3.   Plaintiffs also state their injury as the “actual conditioning of any return to service upon signing a non-disclosure agreement.” Doc. [9] at 2. Because the Court finds Plaintiffs’ alleged termination a sufficient harm to confer standing, it need not address whether conditioning a government benefit on signing a non-disclosure agreement also qualifies.

4.   The Supreme Court in Perry v. Sindermann, 408 U.S. 593, 597, 92 S.Ct. 2694, 33 L.Ed.2d 570 (1972), stated that legal entitlement to a government position is not required for it to be considered a government benefit. In that case, the plaintiff was an untenured teacher who claimed his contract was not renewed because he publicly criticized his employer. This extends to government volunteers because volunteering for the government, like working for it, is a benefit, and it is irrelevant whether there is a legal entitlement to the position. The Eighth Circuit in Cuffley v. Mickes, 208 F.3d 702, 707-08, 708 n.5 (8th Cir. 2000), cites Perry when stating legal entitlement is not required. The Eighth Circuit also states that at least two other circuits have directly applied this analysis to volunteer government positions. Furthermore, Defendants do not dispute the application of Perry to volunteer positions.

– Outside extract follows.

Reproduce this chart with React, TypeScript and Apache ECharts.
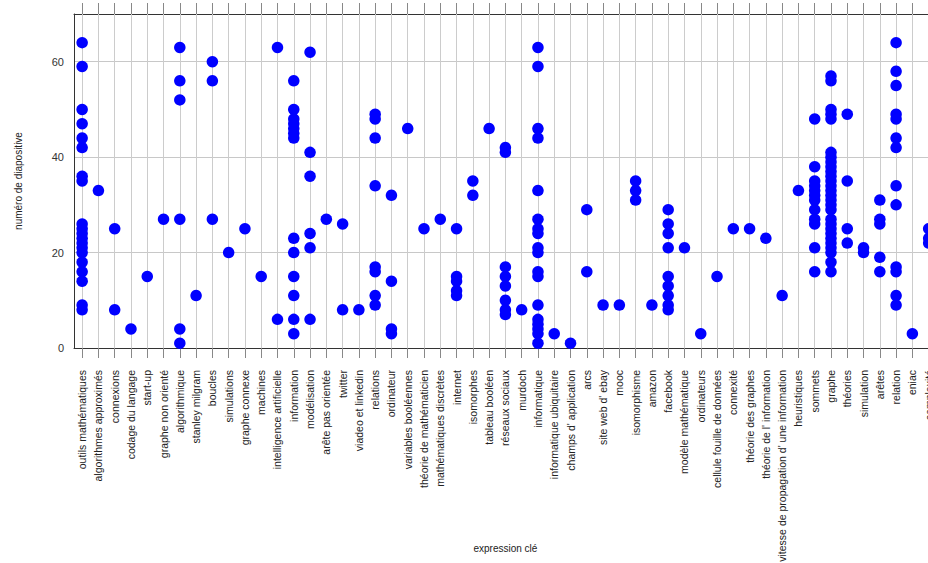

5.   See also, e.g., Meier v. City of St. Louis, Mo., 934 F.3d 824, 828 (8th Cir. 2019) (finding that a jury could find a “continuing, widespread, persistent practice” based on testimony from multiple sources that a practice occurred “regularly” and was taught by the department's training officer); Watson v. Boyd, 447 F. Supp. 3d 924, 950 (E.D. Mo. 2020) (holding that seven complaints from citizens and three complaints from employees regarding an official's misconduct were sufficient evidence of a custom to defeat summary judgment).